### Information provided
=-=-=
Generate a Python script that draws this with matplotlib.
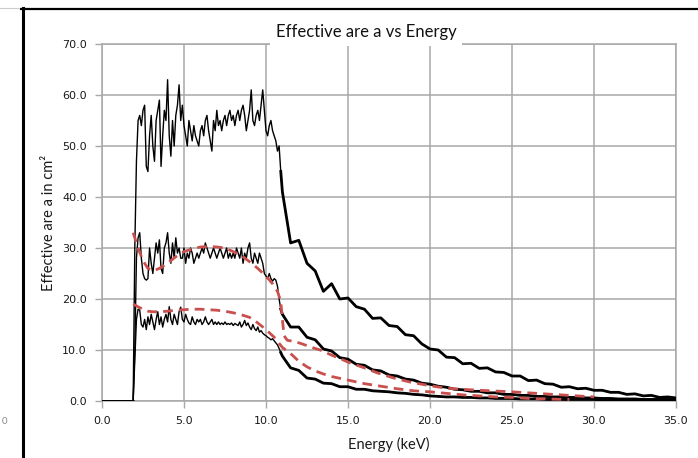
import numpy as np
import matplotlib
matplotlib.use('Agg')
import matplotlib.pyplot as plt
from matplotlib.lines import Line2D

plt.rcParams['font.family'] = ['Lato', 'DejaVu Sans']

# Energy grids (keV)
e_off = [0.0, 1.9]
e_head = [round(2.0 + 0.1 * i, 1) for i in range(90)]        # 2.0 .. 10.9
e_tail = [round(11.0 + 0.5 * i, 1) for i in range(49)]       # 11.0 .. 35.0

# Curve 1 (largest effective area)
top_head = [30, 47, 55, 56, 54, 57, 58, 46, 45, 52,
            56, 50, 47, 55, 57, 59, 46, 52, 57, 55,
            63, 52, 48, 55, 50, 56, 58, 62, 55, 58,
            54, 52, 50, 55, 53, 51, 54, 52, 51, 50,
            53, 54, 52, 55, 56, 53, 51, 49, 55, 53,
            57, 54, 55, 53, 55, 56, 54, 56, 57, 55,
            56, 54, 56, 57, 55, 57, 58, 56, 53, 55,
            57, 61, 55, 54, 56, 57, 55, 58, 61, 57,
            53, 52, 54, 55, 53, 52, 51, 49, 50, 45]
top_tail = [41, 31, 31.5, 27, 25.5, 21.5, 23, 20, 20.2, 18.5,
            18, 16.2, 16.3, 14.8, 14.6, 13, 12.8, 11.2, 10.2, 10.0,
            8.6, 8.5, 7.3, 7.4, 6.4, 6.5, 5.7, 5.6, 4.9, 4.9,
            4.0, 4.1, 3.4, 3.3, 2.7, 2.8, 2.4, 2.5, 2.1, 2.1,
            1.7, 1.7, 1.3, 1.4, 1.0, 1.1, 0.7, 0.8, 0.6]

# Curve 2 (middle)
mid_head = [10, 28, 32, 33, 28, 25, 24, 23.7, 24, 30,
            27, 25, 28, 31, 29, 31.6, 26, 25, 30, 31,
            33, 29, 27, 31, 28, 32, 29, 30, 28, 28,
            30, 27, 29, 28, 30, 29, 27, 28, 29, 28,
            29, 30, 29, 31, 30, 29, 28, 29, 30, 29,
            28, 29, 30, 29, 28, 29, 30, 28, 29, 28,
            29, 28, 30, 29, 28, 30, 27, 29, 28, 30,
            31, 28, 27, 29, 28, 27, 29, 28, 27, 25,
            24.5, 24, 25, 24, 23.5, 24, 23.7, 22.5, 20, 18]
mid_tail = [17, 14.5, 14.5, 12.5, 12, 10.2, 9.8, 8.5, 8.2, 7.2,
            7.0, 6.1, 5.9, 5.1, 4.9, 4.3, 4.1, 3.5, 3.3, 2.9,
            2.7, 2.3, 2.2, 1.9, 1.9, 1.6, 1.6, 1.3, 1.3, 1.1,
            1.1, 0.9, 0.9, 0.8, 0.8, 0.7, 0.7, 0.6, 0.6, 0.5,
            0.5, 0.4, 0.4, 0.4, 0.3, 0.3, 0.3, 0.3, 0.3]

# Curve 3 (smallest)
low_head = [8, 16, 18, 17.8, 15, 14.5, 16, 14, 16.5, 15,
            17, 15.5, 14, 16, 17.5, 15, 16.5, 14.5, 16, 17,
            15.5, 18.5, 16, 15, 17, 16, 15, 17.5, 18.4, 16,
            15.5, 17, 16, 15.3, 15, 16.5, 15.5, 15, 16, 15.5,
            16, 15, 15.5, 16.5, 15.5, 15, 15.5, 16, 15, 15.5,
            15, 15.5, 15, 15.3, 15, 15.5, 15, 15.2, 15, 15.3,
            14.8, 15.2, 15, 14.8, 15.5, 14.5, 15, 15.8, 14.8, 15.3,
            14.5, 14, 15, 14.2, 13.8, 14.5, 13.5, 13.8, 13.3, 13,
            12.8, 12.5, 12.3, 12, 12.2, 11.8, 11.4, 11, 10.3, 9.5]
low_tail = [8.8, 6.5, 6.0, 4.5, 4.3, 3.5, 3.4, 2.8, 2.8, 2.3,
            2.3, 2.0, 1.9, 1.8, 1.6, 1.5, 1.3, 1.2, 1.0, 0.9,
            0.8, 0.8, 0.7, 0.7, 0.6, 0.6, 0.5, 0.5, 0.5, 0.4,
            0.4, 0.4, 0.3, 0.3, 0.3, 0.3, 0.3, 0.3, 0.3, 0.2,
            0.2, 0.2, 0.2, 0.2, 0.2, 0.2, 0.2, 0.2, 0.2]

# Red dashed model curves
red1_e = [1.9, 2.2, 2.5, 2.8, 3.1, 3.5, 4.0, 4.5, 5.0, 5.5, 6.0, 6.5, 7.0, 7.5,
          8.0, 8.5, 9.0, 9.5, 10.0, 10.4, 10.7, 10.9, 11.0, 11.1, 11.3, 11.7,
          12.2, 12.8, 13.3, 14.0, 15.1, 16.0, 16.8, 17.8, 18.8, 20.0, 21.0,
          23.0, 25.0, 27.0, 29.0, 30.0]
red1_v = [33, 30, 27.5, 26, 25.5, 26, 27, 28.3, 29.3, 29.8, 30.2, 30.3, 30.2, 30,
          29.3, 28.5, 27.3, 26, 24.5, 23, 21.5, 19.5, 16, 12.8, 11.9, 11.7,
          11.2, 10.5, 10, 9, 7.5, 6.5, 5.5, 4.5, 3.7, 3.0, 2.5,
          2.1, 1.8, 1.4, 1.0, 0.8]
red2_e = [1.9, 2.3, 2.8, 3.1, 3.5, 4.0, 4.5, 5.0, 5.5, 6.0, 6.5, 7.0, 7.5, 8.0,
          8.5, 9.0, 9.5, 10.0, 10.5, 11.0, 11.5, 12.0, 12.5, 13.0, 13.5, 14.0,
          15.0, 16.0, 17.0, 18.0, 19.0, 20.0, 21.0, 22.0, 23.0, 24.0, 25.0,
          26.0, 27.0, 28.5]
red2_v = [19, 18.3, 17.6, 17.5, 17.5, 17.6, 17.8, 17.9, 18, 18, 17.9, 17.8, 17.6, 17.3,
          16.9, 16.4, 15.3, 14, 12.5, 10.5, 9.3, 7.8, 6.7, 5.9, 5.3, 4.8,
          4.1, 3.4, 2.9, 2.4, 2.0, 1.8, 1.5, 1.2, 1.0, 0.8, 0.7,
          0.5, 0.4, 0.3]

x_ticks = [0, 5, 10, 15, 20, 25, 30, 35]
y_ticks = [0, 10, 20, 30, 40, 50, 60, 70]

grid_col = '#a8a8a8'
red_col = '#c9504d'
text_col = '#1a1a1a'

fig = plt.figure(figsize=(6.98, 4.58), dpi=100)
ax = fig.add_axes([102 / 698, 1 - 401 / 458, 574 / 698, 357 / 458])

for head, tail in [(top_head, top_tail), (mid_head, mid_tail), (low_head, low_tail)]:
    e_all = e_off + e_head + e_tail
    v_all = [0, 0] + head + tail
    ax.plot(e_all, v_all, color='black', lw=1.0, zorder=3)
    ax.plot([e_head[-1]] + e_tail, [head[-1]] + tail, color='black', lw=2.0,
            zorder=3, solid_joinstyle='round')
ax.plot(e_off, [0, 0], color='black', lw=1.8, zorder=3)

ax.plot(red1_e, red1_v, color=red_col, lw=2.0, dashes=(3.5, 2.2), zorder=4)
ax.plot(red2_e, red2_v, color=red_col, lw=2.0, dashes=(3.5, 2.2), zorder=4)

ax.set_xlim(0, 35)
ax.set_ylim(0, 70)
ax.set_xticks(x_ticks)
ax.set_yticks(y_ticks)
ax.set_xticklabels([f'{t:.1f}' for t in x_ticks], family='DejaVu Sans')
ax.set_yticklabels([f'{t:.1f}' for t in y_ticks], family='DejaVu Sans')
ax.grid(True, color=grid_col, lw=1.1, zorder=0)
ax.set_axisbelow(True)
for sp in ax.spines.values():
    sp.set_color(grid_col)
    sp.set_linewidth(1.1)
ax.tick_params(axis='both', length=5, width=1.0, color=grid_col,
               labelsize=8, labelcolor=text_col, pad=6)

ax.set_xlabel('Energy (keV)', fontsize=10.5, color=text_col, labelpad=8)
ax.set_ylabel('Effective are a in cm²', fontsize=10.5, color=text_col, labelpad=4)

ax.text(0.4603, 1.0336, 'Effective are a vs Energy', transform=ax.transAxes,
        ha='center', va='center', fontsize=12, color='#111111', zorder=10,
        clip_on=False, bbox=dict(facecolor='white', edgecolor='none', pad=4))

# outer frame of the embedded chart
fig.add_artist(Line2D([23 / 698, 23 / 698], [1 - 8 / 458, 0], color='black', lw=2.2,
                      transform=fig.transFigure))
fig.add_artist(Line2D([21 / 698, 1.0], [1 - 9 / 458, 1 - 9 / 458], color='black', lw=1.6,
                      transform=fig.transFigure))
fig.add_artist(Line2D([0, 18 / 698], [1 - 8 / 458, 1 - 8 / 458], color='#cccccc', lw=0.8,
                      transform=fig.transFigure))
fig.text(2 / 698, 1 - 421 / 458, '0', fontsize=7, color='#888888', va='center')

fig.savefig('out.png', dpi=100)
=-=-=
### What you should do
Tally the lines above containing "matplotlib". Answer with the count only.

### Response to the exercise
5